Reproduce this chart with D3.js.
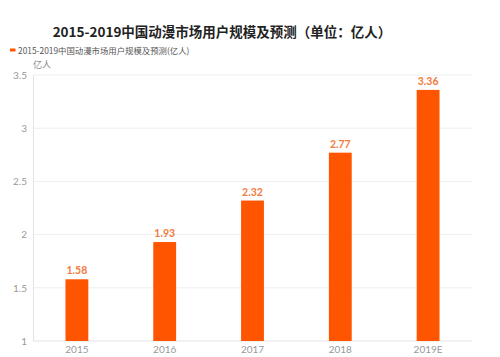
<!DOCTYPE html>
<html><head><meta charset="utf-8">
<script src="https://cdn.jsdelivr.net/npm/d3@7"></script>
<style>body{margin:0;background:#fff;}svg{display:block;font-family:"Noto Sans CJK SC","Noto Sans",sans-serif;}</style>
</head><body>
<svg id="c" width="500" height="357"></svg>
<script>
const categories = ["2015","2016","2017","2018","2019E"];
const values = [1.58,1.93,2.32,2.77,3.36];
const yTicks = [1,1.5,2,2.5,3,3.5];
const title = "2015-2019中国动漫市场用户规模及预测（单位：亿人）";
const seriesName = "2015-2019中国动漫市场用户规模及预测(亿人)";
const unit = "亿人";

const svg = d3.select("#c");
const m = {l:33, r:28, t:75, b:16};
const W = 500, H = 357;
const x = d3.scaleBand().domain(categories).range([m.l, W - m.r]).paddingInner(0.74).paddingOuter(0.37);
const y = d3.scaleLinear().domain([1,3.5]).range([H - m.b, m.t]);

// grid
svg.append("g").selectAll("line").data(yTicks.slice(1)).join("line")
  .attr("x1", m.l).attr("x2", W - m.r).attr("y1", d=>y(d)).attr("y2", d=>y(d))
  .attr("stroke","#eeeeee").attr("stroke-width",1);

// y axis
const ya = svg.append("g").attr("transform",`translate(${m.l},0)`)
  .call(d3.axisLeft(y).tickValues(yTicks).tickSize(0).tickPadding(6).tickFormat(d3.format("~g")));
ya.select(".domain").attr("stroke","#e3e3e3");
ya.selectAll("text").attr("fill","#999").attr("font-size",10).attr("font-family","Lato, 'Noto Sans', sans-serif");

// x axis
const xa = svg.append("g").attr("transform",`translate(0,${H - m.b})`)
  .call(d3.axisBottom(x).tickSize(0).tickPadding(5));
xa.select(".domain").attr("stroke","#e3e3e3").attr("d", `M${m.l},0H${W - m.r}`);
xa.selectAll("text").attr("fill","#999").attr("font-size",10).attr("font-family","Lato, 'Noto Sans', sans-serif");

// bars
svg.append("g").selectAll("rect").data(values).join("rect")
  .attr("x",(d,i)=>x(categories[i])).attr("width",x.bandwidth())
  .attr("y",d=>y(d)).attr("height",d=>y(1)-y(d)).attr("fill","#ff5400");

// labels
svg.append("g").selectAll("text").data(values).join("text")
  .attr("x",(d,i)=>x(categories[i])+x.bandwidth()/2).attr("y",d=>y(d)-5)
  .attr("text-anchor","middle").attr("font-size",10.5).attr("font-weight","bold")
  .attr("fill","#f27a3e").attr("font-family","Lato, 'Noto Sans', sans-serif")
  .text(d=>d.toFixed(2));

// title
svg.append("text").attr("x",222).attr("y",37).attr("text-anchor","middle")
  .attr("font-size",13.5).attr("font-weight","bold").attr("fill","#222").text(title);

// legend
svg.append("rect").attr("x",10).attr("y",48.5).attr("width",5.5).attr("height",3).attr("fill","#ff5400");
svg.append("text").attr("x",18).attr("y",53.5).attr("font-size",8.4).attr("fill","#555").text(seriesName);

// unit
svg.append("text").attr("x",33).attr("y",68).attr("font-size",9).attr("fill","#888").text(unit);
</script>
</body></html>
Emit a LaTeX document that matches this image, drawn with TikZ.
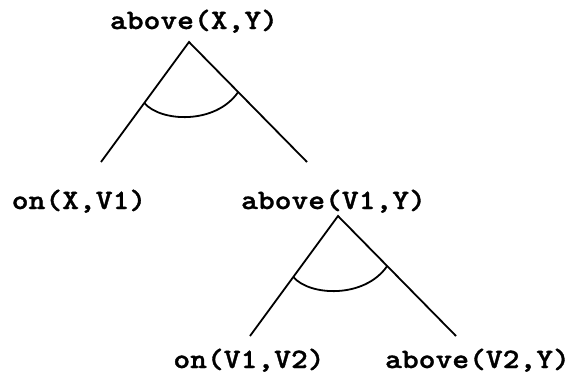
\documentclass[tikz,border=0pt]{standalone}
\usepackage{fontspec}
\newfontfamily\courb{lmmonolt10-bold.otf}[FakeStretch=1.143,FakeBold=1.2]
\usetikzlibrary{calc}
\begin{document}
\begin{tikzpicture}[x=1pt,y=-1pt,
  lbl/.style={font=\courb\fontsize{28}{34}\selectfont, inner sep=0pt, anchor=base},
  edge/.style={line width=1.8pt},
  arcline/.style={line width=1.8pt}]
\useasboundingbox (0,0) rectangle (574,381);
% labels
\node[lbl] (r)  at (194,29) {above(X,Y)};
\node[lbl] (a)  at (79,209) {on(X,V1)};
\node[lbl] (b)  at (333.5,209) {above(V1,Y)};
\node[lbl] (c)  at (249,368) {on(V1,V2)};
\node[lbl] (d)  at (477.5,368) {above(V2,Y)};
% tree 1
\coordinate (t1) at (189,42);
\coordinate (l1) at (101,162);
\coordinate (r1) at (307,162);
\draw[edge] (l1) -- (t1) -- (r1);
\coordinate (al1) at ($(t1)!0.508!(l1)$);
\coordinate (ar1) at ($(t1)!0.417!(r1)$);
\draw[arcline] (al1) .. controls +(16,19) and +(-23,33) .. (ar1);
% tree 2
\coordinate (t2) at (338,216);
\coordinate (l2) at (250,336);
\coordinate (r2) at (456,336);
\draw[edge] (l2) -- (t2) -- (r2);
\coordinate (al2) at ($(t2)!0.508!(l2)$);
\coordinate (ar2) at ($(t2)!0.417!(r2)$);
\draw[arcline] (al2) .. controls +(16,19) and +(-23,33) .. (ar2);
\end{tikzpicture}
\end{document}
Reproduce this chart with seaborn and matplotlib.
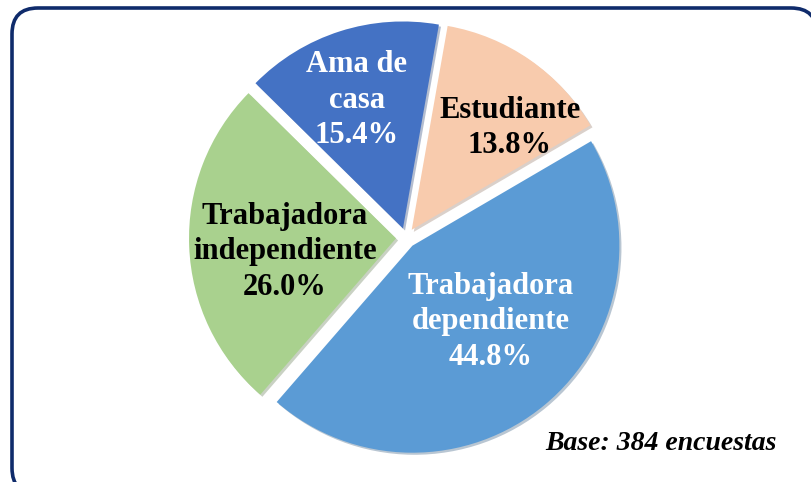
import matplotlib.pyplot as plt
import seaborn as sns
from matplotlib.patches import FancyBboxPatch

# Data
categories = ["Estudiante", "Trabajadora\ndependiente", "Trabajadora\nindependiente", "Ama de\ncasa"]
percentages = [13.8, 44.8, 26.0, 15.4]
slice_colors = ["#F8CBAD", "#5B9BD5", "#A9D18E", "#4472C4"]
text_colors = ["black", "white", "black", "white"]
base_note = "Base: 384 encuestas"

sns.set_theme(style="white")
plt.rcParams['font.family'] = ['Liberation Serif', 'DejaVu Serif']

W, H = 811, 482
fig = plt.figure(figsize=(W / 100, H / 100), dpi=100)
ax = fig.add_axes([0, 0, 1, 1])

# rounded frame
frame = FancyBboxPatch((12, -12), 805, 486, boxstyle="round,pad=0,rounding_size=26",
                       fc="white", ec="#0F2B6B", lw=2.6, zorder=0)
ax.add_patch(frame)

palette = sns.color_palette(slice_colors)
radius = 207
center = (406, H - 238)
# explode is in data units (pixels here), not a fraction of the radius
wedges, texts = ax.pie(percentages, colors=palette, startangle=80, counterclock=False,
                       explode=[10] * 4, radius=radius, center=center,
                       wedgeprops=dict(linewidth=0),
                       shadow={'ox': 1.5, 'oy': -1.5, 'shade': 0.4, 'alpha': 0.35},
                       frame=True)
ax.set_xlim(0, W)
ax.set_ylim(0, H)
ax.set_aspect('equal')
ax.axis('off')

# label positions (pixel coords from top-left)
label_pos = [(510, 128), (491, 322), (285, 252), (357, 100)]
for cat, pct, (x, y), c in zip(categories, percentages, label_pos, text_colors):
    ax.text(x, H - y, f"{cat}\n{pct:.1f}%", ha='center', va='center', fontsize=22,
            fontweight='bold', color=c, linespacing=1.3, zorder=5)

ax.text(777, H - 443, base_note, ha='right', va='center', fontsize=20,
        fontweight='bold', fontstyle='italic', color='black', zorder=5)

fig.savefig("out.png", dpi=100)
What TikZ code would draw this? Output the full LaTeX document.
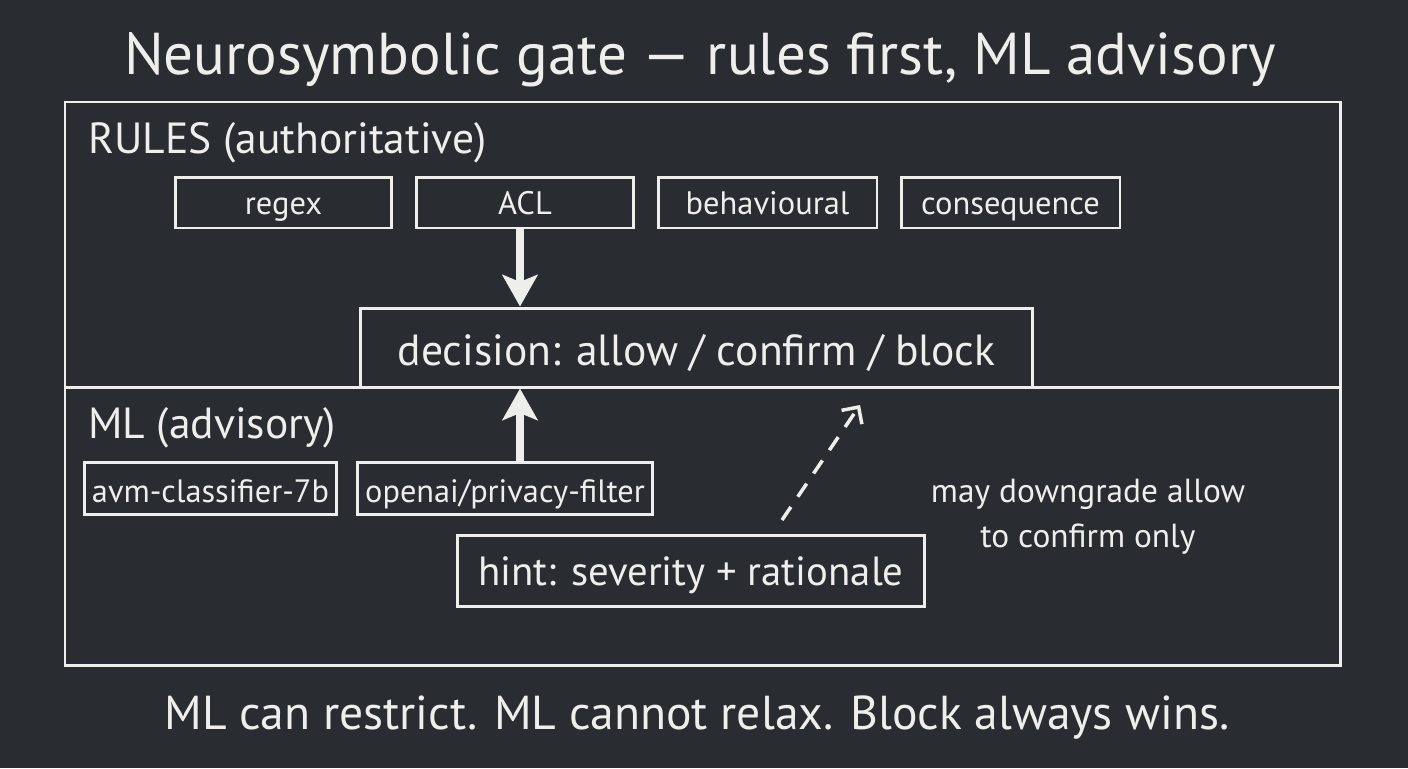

##########

WHAT IS BEING ASKED —
Exactly reproduce the entries above, minus the pictures.

THE ANSWER —
Reproduce this chart with D3.js.
<!DOCTYPE html>
<html><head><meta charset="utf-8">
<script src="https://cdn.jsdelivr.net/npm/d3@7"></script>
<style>body{margin:0;background:#fff;}svg{display:block;font-family:"Noto Sans CJK SC","Noto Sans",sans-serif;}</style>
</head><body>
<svg id="c" width="500" height="357"></svg>
<script>
const categories = ["2015","2016","2017","2018","2019E"];
const values = [1.58,1.93,2.32,2.77,3.36];
const yTicks = [1,1.5,2,2.5,3,3.5];
const title = "2015-2019中国动漫市场用户规模及预测（单位：亿人）";
const seriesName = "2015-2019中国动漫市场用户规模及预测(亿人)";
const unit = "亿人";

const svg = d3.select("#c");
const m = {l:33, r:28, t:75, b:16};
const W = 500, H = 357;
const x = d3.scaleBand().domain(categories).range([m.l, W - m.r]).paddingInner(0.74).paddingOuter(0.37);
const y = d3.scaleLinear().domain([1,3.5]).range([H - m.b, m.t]);

// grid
svg.append("g").selectAll("line").data(yTicks.slice(1)).join("line")
  .attr("x1", m.l).attr("x2", W - m.r).attr("y1", d=>y(d)).attr("y2", d=>y(d))
  .attr("stroke","#eeeeee").attr("stroke-width",1);

// y axis
const ya = svg.append("g").attr("transform",`translate(${m.l},0)`)
  .call(d3.axisLeft(y).tickValues(yTicks).tickSize(0).tickPadding(6).tickFormat(d3.format("~g")));
ya.select(".domain").attr("stroke","#e3e3e3");
ya.selectAll("text").attr("fill","#999").attr("font-size",10).attr("font-family","Lato, 'Noto Sans', sans-serif");

// x axis
const xa = svg.append("g").attr("transform",`translate(0,${H - m.b})`)
  .call(d3.axisBottom(x).tickSize(0).tickPadding(5));
xa.select(".domain").attr("stroke","#e3e3e3").attr("d", `M${m.l},0H${W - m.r}`);
xa.selectAll("text").attr("fill","#999").attr("font-size",10).attr("font-family","Lato, 'Noto Sans', sans-serif");

// bars
svg.append("g").selectAll("rect").data(values).join("rect")
  .attr("x",(d,i)=>x(categories[i])).attr("width",x.bandwidth())
  .attr("y",d=>y(d)).attr("height",d=>y(1)-y(d)).attr("fill","#ff5400");

// labels
svg.append("g").selectAll("text").data(values).join("text")
  .attr("x",(d,i)=>x(categories[i])+x.bandwidth()/2).attr("y",d=>y(d)-5)
  .attr("text-anchor","middle").attr("font-size",10.5).attr("font-weight","bold")
  .attr("fill","#f27a3e").attr("font-family","Lato, 'Noto Sans', sans-serif")
  .text(d=>d.toFixed(2));

// title
svg.append("text").attr("x",222).attr("y",37).attr("text-anchor","middle")
  .attr("font-size",13.5).attr("font-weight","bold").attr("fill","#222").text(title);

// legend
svg.append("rect").attr("x",10).attr("y",48.5).attr("width",5.5).attr("height",3).attr("fill","#ff5400");
svg.append("text").attr("x",18).attr("y",53.5).attr("font-size",8.4).attr("fill","#555").text(seriesName);

// unit
svg.append("text").attr("x",33).attr("y",68).attr("font-size",9).attr("fill","#888").text(unit);
</script>
</body></html>
Emit a LaTeX document that matches this image, drawn with TikZ.
\documentclass[tikz,border=0pt]{standalone}
\usepackage{fontspec}
\newfontfamily\courb{lmmonolt10-bold.otf}[FakeStretch=1.143,FakeBold=1.2]
\usetikzlibrary{calc}
\begin{document}
\begin{tikzpicture}[x=1pt,y=-1pt,
  lbl/.style={font=\courb\fontsize{28}{34}\selectfont, inner sep=0pt, anchor=base},
  edge/.style={line width=1.8pt},
  arcline/.style={line width=1.8pt}]
\useasboundingbox (0,0) rectangle (574,381);
% labels
\node[lbl] (r)  at (194,29) {above(X,Y)};
\node[lbl] (a)  at (79,209) {on(X,V1)};
\node[lbl] (b)  at (333.5,209) {above(V1,Y)};
\node[lbl] (c)  at (249,368) {on(V1,V2)};
\node[lbl] (d)  at (477.5,368) {above(V2,Y)};
% tree 1
\coordinate (t1) at (189,42);
\coordinate (l1) at (101,162);
\coordinate (r1) at (307,162);
\draw[edge] (l1) -- (t1) -- (r1);
\coordinate (al1) at ($(t1)!0.508!(l1)$);
\coordinate (ar1) at ($(t1)!0.417!(r1)$);
\draw[arcline] (al1) .. controls +(16,19) and +(-23,33) .. (ar1);
% tree 2
\coordinate (t2) at (338,216);
\coordinate (l2) at (250,336);
\coordinate (r2) at (456,336);
\draw[edge] (l2) -- (t2) -- (r2);
\coordinate (al2) at ($(t2)!0.508!(l2)$);
\coordinate (ar2) at ($(t2)!0.417!(r2)$);
\draw[arcline] (al2) .. controls +(16,19) and +(-23,33) .. (ar2);
\end{tikzpicture}
\end{document}
Reproduce this chart with seaborn and matplotlib.
import matplotlib.pyplot as plt
import seaborn as sns
from matplotlib.patches import FancyBboxPatch

# Data
categories = ["Estudiante", "Trabajadora\ndependiente", "Trabajadora\nindependiente", "Ama de\ncasa"]
percentages = [13.8, 44.8, 26.0, 15.4]
slice_colors = ["#F8CBAD", "#5B9BD5", "#A9D18E", "#4472C4"]
text_colors = ["black", "white", "black", "white"]
base_note = "Base: 384 encuestas"

sns.set_theme(style="white")
plt.rcParams['font.family'] = ['Liberation Serif', 'DejaVu Serif']

W, H = 811, 482
fig = plt.figure(figsize=(W / 100, H / 100), dpi=100)
ax = fig.add_axes([0, 0, 1, 1])

# rounded frame
frame = FancyBboxPatch((12, -12), 805, 486, boxstyle="round,pad=0,rounding_size=26",
                       fc="white", ec="#0F2B6B", lw=2.6, zorder=0)
ax.add_patch(frame)

palette = sns.color_palette(slice_colors)
radius = 207
center = (406, H - 238)
# explode is in data units (pixels here), not a fraction of the radius
wedges, texts = ax.pie(percentages, colors=palette, startangle=80, counterclock=False,
                       explode=[10] * 4, radius=radius, center=center,
                       wedgeprops=dict(linewidth=0),
                       shadow={'ox': 1.5, 'oy': -1.5, 'shade': 0.4, 'alpha': 0.35},
                       frame=True)
ax.set_xlim(0, W)
ax.set_ylim(0, H)
ax.set_aspect('equal')
ax.axis('off')

# label positions (pixel coords from top-left)
label_pos = [(510, 128), (491, 322), (285, 252), (357, 100)]
for cat, pct, (x, y), c in zip(categories, percentages, label_pos, text_colors):
    ax.text(x, H - y, f"{cat}\n{pct:.1f}%", ha='center', va='center', fontsize=22,
            fontweight='bold', color=c, linespacing=1.3, zorder=5)

ax.text(777, H - 443, base_note, ha='right', va='center', fontsize=20,
        fontweight='bold', fontstyle='italic', color='black', zorder=5)

fig.savefig("out.png", dpi=100)
What TikZ code would draw this? Output the full LaTeX document.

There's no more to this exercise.